Mohammed Shami added his name to record books after registering a five-wicket haul in the second innings of South Africa. India got a massive victory against the Proteas by 203 runs in the first Test of three-match Test series at home.
The day started with Ravichandran Ashwin continuing his good showings to pick up the second wicket of South Africa. Then Mohammed Shami got into the action as he smashed the stumps of Temba Bavuma and South Africa soon started to crawl after losing three wickets in the first half-hour. But it was just the beginning as he went on to dismiss Faf du Plessis, Quinton de Kock and Dane Peidt. He became only the second Indian bowler to dismiss four batsmen in a single Test innings by knocking over their stumps. Jasprit Bumrah was the first one to achieve this feat in West Indies last month.
He finally finished things off by picking up the final Proteas wicket. Kagiso Rabada became the final and fifth prey of Shami and South Africans were wrapped up for 191. This helped India take 1-0- lead in the ongoing Test series. While asked about the same after the match, Shami shared his strategy. He said, “It’s difficult to bowl on such a wicket because it was getting slower. So the plan was to bowl at the stumps. Jaddu and Ash bowled well. We knew variable bounce and reverse swing would help us in the second innings. So we tried to attack the stumps. It was important to get the top batters out as early as possible,” Shami said after the match.

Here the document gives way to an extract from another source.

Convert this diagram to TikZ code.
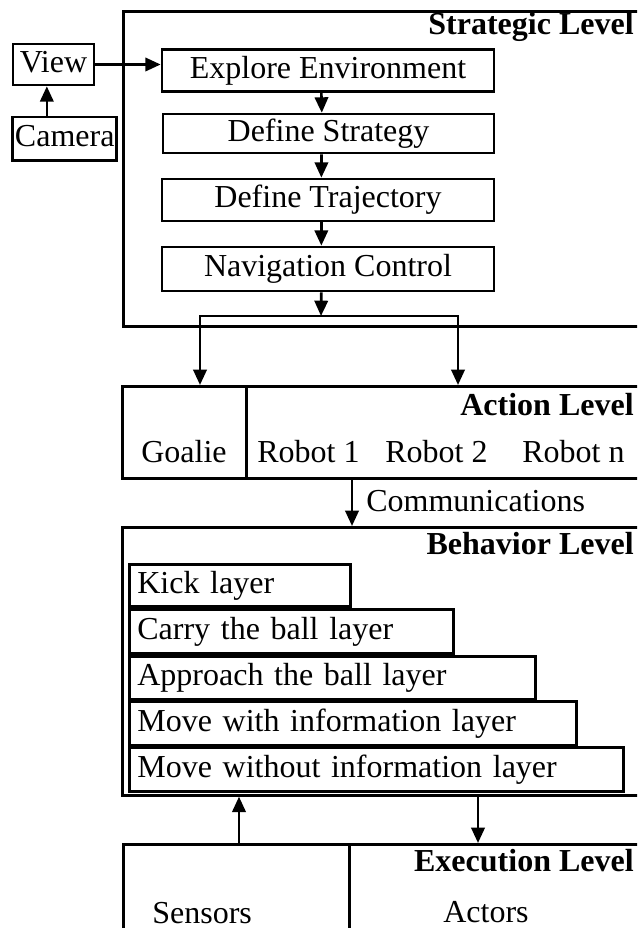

Shami became only the fifth Indian pacer to pick up a five-wicket haul in the fourth innings of a Test match at home. He delivered an outstanding spell where he conceded just 35 runs in his 10.5 overs that included two maidens. The unique feat was first achieved by the left-arm pacer Karsan Ghavri in Mumbai against England in 1977. This was followed by former skipper Kapil Dev and Madal Lal who replicated the same feat against the same opponent at the same venue in 1981. Javagal Srinath was the last speedster to register this record against South Africa in Ahmedabad in 1996.